# EXERCISE DIRECTIONS
Return the material exactly, first line through the line containing "const font = 18", and nothing more. Pictures stay out.

# COLLECTED MATERIAL
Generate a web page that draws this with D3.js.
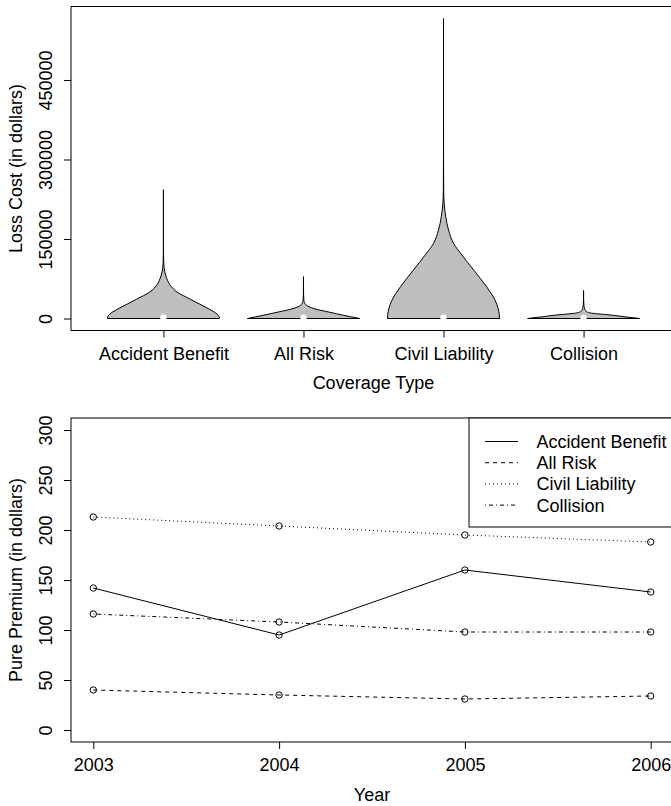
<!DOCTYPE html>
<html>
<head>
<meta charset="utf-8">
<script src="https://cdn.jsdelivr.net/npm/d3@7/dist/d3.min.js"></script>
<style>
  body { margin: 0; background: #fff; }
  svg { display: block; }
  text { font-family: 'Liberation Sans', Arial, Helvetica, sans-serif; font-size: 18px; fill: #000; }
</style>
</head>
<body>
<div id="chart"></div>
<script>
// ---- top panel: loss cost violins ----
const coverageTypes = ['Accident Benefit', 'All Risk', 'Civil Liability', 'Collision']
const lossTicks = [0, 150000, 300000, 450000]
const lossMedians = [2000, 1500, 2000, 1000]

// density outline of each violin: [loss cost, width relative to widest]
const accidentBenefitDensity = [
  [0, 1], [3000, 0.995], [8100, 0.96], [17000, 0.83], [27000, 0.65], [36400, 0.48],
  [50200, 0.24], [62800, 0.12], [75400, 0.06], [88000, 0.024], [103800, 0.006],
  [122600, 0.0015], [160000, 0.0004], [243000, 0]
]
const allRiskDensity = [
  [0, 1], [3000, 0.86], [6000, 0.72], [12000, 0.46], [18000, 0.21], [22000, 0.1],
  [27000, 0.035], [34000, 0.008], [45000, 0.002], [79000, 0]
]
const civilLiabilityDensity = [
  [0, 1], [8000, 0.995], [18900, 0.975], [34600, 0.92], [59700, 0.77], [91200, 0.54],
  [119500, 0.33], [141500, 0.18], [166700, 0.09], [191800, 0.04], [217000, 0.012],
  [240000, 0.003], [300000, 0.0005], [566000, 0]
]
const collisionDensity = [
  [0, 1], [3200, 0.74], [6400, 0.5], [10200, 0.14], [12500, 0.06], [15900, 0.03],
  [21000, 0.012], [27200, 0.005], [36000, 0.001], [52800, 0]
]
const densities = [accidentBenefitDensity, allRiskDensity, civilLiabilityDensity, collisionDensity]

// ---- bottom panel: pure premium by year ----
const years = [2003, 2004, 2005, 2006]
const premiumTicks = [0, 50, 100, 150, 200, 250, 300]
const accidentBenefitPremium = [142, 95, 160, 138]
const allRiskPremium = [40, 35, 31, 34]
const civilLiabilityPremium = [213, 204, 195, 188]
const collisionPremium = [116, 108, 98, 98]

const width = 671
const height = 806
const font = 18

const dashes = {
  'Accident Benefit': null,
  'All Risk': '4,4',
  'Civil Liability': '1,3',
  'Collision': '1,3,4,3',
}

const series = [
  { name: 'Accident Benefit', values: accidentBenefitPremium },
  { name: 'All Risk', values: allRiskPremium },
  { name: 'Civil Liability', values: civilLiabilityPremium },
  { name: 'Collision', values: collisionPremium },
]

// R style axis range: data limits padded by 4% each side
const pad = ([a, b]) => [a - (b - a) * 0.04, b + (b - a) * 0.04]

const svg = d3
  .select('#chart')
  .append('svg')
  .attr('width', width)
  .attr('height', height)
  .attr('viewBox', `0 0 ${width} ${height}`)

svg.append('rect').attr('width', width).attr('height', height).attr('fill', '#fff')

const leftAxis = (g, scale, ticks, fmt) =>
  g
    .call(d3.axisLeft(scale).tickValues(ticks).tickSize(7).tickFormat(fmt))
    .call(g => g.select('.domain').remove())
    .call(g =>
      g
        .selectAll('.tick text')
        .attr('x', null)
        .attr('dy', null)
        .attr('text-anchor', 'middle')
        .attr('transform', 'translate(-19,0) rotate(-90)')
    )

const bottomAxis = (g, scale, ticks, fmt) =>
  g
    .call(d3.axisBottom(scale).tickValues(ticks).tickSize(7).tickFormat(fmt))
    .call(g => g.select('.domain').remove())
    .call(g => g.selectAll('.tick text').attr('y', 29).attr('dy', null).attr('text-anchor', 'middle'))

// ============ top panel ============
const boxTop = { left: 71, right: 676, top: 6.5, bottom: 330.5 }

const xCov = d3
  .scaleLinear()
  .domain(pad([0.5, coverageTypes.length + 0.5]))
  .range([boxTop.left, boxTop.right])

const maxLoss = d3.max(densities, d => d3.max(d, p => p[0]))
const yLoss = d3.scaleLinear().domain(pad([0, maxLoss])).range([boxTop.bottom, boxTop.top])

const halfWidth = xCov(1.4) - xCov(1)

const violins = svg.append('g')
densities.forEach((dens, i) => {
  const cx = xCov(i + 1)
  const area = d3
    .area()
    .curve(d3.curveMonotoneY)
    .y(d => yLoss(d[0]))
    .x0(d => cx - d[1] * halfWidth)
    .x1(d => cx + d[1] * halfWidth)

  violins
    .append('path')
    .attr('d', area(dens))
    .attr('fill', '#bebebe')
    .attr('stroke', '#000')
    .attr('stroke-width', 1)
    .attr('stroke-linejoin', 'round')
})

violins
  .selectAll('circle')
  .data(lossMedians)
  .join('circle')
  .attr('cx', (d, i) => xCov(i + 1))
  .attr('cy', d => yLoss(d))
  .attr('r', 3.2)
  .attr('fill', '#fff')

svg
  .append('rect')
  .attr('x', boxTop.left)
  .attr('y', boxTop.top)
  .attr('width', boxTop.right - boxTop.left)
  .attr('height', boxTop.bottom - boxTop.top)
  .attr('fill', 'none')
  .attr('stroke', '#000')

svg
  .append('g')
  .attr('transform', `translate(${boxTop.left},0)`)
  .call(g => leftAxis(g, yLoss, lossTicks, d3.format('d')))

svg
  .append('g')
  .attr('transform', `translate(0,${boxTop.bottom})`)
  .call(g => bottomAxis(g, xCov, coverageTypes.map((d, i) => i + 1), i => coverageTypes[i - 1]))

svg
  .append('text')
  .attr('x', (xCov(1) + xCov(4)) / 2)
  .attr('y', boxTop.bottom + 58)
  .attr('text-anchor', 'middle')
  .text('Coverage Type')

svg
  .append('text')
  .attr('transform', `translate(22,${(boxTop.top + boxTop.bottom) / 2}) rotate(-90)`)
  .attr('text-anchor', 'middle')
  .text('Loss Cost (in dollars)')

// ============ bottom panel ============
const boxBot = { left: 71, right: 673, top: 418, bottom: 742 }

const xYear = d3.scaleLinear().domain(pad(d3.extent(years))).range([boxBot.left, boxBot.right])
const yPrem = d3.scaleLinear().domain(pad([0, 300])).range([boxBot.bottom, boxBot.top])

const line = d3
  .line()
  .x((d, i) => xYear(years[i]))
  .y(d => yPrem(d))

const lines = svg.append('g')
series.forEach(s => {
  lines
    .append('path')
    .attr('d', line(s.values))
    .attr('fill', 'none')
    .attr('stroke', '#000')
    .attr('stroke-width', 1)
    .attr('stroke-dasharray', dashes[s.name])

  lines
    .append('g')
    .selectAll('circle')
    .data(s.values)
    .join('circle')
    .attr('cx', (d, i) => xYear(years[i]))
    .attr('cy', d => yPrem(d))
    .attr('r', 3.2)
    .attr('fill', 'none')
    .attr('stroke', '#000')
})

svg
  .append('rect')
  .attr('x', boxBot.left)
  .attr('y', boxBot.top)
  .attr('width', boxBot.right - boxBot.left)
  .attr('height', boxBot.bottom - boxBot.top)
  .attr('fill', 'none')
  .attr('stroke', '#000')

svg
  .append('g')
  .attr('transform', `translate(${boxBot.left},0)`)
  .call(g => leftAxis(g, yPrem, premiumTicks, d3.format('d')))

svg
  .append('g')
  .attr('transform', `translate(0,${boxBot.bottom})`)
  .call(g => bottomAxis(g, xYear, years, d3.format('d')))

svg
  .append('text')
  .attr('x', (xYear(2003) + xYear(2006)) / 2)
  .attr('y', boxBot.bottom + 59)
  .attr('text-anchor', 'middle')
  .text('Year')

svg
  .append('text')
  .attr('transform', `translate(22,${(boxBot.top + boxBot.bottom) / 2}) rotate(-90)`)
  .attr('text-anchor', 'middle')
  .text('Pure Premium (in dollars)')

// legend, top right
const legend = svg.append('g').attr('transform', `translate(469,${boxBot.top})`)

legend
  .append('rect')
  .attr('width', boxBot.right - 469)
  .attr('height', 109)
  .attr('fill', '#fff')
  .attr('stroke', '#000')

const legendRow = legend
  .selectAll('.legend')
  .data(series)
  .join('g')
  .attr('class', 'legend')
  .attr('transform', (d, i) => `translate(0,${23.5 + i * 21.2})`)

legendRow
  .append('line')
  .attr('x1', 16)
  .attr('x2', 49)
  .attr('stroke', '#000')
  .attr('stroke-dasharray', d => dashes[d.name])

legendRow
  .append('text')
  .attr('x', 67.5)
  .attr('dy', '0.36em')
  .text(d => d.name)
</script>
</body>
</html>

# OUTPUT
Generate a web page that draws this with D3.js.
<!DOCTYPE html>
<html>
<head>
<meta charset="utf-8">
<script src="https://cdn.jsdelivr.net/npm/d3@7/dist/d3.min.js"></script>
<style>
  body { margin: 0; background: #fff; }
  svg { display: block; }
  text { font-family: 'Liberation Sans', Arial, Helvetica, sans-serif; font-size: 18px; fill: #000; }
</style>
</head>
<body>
<div id="chart"></div>
<script>
// ---- top panel: loss cost violins ----
const coverageTypes = ['Accident Benefit', 'All Risk', 'Civil Liability', 'Collision']
const lossTicks = [0, 150000, 300000, 450000]
const lossMedians = [2000, 1500, 2000, 1000]

// density outline of each violin: [loss cost, width relative to widest]
const accidentBenefitDensity = [
  [0, 1], [3000, 0.995], [8100, 0.96], [17000, 0.83], [27000, 0.65], [36400, 0.48],
  [50200, 0.24], [62800, 0.12], [75400, 0.06], [88000, 0.024], [103800, 0.006],
  [122600, 0.0015], [160000, 0.0004], [243000, 0]
]
const allRiskDensity = [
  [0, 1], [3000, 0.86], [6000, 0.72], [12000, 0.46], [18000, 0.21], [22000, 0.1],
  [27000, 0.035], [34000, 0.008], [45000, 0.002], [79000, 0]
]
const civilLiabilityDensity = [
  [0, 1], [8000, 0.995], [18900, 0.975], [34600, 0.92], [59700, 0.77], [91200, 0.54],
  [119500, 0.33], [141500, 0.18], [166700, 0.09], [191800, 0.04], [217000, 0.012],
  [240000, 0.003], [300000, 0.0005], [566000, 0]
]
const collisionDensity = [
  [0, 1], [3200, 0.74], [6400, 0.5], [10200, 0.14], [12500, 0.06], [15900, 0.03],
  [21000, 0.012], [27200, 0.005], [36000, 0.001], [52800, 0]
]
const densities = [accidentBenefitDensity, allRiskDensity, civilLiabilityDensity, collisionDensity]

// ---- bottom panel: pure premium by year ----
const years = [2003, 2004, 2005, 2006]
const premiumTicks = [0, 50, 100, 150, 200, 250, 300]
const accidentBenefitPremium = [142, 95, 160, 138]
const allRiskPremium = [40, 35, 31, 34]
const civilLiabilityPremium = [213, 204, 195, 188]
const collisionPremium = [116, 108, 98, 98]

const width = 671
const height = 806
const font = 18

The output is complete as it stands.